In the records that follow, show each line where the word "this" is present.

* Entries supplied *
********************

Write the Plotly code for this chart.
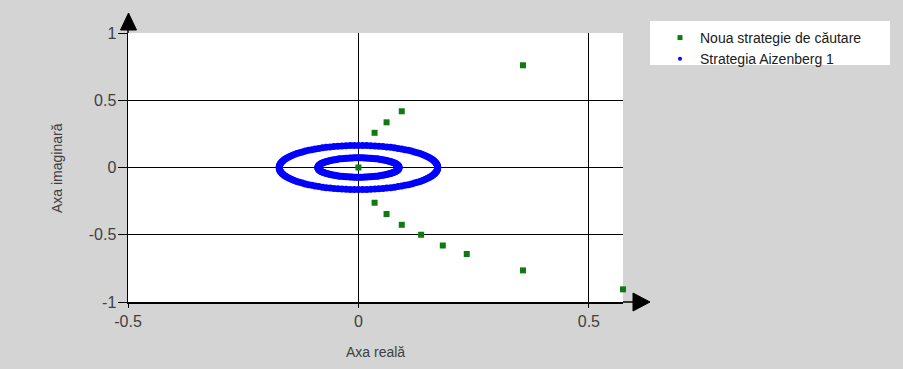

********************

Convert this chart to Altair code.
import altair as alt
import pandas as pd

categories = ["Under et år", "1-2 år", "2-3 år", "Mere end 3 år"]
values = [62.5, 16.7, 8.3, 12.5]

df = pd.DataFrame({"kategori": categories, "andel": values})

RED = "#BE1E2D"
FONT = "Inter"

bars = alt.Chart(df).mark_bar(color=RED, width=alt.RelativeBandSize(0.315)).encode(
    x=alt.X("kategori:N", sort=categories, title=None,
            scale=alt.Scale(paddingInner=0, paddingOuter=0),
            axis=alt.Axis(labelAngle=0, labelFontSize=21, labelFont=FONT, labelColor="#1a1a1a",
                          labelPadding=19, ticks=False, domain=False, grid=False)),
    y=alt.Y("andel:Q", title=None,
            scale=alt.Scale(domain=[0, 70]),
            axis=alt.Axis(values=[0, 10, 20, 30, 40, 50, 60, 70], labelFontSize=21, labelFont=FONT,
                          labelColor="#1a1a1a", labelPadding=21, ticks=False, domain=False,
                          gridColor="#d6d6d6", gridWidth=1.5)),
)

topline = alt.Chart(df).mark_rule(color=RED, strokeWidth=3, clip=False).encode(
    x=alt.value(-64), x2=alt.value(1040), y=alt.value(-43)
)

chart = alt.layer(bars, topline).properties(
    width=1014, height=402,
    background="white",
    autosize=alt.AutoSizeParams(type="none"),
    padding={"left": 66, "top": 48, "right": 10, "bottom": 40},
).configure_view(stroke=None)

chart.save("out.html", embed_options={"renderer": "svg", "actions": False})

********************

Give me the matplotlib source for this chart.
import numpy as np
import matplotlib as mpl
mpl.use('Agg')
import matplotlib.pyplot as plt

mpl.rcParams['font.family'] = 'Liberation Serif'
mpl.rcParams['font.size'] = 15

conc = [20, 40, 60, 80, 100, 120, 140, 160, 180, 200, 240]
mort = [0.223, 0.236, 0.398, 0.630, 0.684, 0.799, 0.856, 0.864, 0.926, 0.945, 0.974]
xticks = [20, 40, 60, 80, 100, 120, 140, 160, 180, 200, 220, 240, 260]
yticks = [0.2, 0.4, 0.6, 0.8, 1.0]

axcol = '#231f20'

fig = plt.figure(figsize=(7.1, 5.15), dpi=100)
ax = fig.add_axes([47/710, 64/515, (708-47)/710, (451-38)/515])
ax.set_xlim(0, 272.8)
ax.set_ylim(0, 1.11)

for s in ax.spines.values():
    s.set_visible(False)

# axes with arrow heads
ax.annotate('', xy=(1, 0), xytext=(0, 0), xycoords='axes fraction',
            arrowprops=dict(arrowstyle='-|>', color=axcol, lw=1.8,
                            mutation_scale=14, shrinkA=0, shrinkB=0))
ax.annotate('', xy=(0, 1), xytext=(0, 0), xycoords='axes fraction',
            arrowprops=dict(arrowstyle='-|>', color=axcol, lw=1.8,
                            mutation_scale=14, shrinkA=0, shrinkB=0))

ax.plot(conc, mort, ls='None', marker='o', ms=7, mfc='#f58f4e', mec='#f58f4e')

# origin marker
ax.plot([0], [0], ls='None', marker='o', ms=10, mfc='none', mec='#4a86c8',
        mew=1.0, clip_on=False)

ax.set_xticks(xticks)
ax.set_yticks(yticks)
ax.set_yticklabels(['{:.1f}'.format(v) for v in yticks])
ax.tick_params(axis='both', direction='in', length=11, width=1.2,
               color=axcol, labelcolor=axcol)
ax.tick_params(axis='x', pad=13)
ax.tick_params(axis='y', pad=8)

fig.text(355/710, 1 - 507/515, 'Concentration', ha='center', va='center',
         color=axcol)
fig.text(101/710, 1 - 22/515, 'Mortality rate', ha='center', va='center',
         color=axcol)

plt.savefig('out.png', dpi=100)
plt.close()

********************

* Task result *
Write the Plotly code for this chart.
Convert this chart to Altair code.
Give me the matplotlib source for this chart.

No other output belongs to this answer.